EXERCISE PROMPT – Starting at the line that contains "Reproduce this diagram with TikZ." and stopping at the line that contains "(0,0) rectangle (412,336);", transcribe every line of the material below exactly; pictures stay out.

Records contained in a dataset –
* Start *
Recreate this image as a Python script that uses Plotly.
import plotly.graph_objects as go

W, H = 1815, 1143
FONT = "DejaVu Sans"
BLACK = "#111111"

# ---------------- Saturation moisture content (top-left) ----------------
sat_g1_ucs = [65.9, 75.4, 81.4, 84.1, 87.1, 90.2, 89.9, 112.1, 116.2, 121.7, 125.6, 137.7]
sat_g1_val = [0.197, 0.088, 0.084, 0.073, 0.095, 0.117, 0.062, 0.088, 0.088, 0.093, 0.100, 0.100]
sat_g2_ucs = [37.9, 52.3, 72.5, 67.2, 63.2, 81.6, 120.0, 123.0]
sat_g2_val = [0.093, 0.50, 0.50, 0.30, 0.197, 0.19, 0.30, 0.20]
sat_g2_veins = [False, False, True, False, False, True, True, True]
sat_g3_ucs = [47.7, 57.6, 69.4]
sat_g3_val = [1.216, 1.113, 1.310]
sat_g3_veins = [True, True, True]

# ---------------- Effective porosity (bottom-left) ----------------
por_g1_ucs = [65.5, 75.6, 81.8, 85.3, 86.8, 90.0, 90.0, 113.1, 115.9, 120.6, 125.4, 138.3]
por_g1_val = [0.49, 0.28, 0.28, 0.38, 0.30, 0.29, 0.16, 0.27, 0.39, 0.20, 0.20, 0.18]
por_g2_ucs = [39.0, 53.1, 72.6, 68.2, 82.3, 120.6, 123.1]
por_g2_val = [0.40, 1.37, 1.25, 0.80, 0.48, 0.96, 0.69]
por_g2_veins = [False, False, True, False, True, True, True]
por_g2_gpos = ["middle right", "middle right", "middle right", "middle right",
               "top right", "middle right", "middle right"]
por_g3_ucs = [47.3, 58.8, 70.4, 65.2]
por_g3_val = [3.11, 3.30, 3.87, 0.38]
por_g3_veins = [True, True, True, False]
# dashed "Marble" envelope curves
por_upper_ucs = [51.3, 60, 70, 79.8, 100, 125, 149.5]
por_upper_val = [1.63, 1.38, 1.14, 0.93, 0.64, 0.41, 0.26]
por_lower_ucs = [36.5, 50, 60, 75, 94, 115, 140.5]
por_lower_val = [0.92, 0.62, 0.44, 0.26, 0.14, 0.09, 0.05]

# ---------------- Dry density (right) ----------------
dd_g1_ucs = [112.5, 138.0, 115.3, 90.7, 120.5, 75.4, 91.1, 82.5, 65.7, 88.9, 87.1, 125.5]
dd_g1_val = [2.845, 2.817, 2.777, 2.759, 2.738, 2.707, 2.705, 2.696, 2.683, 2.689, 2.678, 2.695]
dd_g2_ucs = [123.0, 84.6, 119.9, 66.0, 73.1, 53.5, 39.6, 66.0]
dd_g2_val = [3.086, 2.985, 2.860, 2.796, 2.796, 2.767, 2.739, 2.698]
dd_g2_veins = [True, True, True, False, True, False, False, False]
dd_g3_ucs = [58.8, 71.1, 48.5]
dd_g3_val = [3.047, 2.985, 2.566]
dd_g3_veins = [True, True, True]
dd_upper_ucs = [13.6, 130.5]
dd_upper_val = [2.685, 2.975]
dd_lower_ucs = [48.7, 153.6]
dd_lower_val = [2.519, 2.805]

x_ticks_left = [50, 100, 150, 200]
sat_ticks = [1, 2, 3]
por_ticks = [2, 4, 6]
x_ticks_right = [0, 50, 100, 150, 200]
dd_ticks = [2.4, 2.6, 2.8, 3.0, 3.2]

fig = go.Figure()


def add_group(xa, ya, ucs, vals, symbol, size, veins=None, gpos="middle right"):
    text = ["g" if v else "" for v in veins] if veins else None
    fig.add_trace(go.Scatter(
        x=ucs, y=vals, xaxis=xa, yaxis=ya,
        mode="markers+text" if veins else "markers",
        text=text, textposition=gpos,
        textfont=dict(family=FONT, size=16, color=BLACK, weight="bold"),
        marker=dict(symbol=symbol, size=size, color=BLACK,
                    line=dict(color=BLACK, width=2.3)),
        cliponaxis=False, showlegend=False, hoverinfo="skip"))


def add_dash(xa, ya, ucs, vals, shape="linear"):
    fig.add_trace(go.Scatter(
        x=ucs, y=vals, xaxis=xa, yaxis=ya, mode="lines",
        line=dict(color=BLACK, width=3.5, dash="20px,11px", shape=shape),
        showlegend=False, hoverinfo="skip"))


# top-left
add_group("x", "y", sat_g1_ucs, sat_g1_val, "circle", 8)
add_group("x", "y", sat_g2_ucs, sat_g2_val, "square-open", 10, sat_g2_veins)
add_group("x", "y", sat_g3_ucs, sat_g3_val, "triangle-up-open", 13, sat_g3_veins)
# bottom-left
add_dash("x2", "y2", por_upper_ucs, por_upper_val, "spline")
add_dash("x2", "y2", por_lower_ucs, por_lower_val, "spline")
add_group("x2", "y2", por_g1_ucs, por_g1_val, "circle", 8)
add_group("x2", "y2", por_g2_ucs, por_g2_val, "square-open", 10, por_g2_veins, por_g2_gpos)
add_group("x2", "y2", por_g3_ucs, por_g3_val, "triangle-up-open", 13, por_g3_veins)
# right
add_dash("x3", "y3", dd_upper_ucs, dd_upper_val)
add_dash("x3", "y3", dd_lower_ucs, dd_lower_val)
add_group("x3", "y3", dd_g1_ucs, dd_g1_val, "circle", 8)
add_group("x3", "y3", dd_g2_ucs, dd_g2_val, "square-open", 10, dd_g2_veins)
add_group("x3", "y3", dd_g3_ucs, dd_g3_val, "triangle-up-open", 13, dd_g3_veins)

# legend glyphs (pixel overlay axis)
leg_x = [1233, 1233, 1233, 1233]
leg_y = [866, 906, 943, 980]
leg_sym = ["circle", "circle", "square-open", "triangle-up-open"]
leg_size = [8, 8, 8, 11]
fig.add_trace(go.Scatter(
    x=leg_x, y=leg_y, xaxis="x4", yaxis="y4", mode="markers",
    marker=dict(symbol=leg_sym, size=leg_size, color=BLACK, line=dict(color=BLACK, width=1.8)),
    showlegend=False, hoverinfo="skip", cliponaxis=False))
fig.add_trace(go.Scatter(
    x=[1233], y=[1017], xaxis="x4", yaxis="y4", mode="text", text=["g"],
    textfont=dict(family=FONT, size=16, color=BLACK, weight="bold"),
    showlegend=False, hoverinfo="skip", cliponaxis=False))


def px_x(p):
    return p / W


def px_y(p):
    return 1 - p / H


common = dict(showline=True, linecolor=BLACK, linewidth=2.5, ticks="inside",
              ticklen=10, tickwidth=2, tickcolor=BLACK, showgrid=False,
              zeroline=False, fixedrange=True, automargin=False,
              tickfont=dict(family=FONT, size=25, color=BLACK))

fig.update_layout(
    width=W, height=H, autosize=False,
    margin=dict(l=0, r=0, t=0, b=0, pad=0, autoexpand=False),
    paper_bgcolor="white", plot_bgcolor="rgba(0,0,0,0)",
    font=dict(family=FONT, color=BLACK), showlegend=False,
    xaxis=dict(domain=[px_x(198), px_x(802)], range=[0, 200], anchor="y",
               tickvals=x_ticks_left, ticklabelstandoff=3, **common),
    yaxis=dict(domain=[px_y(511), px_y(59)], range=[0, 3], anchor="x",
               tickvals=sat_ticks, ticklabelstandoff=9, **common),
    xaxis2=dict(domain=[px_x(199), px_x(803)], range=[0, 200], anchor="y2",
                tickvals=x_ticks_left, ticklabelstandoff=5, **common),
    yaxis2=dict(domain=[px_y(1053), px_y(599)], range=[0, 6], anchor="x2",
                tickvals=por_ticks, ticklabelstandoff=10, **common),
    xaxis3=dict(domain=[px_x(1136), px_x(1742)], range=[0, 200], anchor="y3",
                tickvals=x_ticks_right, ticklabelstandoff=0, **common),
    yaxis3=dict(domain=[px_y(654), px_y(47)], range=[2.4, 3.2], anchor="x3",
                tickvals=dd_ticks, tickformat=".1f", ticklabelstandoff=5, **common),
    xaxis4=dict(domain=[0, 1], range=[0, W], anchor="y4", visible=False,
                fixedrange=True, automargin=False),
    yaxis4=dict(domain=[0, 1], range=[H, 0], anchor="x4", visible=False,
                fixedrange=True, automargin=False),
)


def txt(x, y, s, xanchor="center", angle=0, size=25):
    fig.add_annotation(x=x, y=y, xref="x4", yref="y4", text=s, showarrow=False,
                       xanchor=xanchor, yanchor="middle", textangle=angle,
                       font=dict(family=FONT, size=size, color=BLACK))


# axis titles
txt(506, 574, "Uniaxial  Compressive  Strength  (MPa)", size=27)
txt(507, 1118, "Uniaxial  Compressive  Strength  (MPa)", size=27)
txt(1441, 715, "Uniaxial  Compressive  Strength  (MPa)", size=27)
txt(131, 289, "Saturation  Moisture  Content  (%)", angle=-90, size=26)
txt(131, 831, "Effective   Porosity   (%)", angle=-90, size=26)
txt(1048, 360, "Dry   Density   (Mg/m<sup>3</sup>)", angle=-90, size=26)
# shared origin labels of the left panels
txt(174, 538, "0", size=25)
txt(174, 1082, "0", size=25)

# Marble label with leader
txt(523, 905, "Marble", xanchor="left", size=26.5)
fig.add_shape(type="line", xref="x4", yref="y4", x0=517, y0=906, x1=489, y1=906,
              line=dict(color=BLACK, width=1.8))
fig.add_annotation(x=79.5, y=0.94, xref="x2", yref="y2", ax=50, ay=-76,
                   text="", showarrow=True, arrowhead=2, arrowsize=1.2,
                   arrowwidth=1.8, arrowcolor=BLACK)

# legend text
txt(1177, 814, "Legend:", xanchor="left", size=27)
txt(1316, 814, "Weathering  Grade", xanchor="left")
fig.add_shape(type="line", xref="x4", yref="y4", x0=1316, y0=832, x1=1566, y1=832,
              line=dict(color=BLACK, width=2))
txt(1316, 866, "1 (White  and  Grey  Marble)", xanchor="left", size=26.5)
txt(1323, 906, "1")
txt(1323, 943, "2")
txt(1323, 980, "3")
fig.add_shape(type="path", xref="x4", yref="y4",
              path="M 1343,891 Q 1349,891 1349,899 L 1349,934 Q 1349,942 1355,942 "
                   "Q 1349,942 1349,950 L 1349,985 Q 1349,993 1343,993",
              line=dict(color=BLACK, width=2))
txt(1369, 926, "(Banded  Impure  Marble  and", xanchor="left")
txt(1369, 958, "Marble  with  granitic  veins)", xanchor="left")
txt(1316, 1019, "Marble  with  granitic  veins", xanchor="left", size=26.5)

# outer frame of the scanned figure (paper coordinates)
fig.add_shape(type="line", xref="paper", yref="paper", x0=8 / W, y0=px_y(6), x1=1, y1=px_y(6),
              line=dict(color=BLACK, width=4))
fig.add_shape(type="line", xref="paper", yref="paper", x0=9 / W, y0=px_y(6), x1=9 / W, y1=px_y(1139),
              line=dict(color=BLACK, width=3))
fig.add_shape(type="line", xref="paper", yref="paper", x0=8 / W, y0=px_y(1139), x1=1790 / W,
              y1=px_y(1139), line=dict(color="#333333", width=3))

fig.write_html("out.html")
* End *
* Start *
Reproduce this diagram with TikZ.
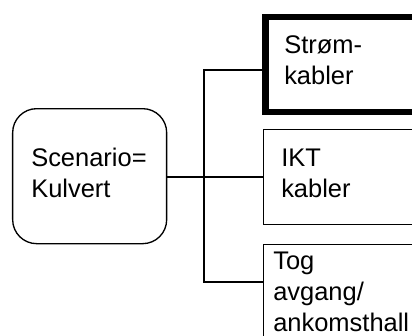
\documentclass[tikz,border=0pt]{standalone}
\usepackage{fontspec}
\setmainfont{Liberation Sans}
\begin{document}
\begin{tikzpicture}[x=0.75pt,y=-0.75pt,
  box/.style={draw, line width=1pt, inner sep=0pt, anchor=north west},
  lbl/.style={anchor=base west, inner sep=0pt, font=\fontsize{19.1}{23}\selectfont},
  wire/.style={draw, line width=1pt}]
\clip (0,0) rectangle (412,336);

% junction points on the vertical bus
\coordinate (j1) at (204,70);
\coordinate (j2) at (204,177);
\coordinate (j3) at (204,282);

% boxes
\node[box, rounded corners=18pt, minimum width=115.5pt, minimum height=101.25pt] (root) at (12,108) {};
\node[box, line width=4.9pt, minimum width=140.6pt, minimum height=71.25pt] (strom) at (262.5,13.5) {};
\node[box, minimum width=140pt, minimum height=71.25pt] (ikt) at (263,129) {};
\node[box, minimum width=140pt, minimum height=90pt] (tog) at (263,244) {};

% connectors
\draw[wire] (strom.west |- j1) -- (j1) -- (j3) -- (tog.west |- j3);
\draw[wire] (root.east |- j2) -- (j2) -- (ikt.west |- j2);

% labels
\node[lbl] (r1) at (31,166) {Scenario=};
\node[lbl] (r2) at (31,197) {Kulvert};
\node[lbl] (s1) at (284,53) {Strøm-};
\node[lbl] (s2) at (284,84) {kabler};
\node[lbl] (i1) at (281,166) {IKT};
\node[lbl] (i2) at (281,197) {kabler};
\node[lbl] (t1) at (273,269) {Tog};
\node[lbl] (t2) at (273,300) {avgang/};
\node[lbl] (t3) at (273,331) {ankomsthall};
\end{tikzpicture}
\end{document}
* End *
* Start *
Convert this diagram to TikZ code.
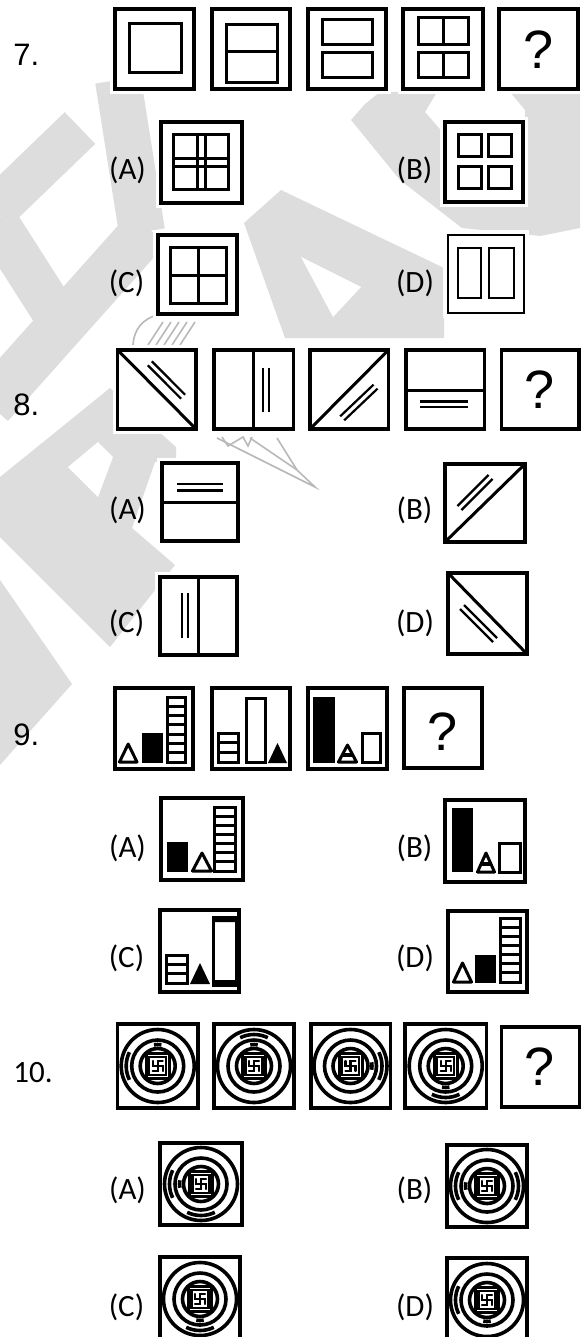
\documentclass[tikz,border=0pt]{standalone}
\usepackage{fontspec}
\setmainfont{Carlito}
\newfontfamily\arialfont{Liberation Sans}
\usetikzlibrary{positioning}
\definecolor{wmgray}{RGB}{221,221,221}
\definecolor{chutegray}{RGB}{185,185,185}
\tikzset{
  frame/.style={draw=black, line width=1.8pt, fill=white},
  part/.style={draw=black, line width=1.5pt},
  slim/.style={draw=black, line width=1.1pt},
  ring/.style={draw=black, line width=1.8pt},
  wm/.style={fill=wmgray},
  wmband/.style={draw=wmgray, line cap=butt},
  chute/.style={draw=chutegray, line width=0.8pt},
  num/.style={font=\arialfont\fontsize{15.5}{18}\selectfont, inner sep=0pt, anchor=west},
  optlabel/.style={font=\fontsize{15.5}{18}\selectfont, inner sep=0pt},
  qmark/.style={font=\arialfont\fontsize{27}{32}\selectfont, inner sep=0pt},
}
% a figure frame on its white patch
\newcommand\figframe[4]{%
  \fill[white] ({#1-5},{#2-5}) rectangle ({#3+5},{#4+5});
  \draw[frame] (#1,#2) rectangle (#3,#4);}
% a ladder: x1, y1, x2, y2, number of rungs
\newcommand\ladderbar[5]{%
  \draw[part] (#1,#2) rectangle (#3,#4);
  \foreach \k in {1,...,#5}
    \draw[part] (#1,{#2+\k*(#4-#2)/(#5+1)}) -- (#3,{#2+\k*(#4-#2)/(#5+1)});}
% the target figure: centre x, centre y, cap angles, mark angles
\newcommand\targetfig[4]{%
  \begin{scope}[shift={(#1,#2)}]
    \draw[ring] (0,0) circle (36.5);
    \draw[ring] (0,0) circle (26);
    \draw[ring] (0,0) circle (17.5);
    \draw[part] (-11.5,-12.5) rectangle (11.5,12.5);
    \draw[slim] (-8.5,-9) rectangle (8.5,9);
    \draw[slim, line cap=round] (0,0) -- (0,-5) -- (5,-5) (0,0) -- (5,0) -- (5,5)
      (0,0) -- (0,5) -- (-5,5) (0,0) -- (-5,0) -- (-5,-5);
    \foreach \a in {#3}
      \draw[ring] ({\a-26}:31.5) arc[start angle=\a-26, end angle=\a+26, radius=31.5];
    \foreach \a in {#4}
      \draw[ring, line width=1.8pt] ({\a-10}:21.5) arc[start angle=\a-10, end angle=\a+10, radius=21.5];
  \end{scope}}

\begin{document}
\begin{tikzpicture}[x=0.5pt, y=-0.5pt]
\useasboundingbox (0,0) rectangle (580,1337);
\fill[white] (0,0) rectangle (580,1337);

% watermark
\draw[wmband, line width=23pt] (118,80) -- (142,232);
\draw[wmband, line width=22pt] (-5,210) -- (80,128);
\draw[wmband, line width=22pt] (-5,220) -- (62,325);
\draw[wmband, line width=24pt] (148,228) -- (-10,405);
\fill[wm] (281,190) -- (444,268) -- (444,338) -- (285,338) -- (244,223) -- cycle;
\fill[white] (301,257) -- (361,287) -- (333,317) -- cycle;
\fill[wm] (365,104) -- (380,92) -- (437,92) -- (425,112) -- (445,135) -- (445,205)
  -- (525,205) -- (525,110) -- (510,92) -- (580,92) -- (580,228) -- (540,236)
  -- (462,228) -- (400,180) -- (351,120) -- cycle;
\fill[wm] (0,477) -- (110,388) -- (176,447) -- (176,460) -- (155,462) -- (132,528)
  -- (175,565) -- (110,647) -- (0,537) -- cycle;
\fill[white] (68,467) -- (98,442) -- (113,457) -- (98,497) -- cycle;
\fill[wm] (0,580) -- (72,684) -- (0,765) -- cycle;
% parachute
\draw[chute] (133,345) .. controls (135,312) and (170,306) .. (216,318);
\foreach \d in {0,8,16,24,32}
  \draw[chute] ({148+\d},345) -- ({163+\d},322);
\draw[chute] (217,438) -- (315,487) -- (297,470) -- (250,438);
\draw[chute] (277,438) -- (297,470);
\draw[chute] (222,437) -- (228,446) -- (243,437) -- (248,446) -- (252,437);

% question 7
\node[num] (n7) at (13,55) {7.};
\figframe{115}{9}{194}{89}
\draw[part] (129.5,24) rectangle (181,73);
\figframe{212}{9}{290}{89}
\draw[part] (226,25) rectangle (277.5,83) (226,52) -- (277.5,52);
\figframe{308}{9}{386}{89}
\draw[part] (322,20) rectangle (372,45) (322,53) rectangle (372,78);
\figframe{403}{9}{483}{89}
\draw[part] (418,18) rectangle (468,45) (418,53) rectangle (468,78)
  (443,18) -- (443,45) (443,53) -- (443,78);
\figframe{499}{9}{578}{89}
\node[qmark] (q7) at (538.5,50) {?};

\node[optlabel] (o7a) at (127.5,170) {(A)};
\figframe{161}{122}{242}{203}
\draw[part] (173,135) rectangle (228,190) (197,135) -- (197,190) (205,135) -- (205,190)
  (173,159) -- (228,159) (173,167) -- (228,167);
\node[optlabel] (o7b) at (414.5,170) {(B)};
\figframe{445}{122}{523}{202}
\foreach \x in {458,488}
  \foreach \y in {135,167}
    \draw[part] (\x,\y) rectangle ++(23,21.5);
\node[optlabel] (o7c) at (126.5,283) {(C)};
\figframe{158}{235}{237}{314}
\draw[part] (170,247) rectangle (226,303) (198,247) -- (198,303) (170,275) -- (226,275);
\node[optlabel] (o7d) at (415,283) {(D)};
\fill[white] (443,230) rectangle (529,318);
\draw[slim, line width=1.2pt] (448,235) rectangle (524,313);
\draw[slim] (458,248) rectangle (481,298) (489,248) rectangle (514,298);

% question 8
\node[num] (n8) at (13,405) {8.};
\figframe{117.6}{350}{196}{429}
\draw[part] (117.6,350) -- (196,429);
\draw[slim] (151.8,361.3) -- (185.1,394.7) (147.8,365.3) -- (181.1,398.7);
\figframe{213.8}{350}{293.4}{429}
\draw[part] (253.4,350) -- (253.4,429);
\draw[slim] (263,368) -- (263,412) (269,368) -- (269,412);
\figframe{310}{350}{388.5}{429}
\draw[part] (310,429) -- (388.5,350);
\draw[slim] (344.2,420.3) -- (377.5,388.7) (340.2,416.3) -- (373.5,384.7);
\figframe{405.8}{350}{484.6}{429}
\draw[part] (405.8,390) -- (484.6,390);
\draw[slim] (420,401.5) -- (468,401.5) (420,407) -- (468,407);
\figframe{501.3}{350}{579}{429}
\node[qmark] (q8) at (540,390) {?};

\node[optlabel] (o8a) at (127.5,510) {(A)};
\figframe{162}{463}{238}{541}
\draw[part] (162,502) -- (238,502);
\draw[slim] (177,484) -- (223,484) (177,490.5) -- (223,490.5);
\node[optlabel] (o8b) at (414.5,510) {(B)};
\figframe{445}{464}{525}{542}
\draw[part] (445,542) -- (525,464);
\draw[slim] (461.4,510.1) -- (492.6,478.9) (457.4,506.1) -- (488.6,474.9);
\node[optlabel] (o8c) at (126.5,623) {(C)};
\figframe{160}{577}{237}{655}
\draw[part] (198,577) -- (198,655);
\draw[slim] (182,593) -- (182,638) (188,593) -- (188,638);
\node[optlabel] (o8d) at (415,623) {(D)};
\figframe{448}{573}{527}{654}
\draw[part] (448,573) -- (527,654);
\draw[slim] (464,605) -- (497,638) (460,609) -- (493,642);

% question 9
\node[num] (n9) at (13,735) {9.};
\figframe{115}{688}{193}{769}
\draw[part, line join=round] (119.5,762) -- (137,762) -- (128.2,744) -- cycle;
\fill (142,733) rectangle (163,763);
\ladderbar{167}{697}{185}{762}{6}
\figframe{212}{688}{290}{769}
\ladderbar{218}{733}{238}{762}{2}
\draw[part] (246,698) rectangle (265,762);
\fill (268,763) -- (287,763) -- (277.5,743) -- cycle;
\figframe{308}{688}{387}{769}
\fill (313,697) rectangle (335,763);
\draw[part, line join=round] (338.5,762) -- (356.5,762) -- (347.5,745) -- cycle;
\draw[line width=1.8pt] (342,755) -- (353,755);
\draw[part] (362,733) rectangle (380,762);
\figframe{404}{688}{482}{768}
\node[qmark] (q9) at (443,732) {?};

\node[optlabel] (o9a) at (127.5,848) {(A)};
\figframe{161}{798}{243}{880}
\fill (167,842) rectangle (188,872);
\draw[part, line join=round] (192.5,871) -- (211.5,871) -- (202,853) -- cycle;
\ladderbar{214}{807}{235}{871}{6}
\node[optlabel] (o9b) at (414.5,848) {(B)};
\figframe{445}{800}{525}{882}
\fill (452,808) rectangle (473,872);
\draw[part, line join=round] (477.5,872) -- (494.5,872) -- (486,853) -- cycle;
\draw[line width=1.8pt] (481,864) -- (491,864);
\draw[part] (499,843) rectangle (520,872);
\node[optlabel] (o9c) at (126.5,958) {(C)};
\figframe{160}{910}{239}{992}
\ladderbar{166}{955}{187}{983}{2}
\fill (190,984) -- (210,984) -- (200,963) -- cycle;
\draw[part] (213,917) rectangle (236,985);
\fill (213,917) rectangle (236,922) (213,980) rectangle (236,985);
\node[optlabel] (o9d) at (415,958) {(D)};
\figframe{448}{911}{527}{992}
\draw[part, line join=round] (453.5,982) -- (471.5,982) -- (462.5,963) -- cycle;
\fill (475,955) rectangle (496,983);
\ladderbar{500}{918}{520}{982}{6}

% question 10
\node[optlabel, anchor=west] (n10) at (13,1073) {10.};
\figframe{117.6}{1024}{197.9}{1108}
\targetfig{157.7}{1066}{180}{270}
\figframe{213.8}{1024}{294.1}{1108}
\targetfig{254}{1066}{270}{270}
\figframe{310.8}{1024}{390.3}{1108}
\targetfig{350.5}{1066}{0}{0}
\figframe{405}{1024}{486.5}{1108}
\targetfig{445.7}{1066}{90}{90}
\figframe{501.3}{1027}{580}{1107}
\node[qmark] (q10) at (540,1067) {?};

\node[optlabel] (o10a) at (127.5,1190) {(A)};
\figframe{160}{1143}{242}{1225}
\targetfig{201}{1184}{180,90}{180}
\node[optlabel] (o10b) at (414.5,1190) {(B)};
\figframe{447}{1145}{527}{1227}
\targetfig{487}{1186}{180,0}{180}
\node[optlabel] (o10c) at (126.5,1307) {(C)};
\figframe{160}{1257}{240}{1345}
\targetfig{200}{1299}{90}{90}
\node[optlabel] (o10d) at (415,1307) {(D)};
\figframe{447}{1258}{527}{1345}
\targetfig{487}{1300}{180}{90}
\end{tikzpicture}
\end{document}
* End *
ANSWER TO THIS TASK –
Reproduce this diagram with TikZ.
\documentclass[tikz,border=0pt]{standalone}
\usepackage{fontspec}
\setmainfont{Liberation Sans}
\begin{document}
\begin{tikzpicture}[x=0.75pt,y=-0.75pt,
  box/.style={draw, line width=1pt, inner sep=0pt, anchor=north west},
  lbl/.style={anchor=base west, inner sep=0pt, font=\fontsize{19.1}{23}\selectfont},
  wire/.style={draw, line width=1pt}]
\clip (0,0) rectangle (412,336);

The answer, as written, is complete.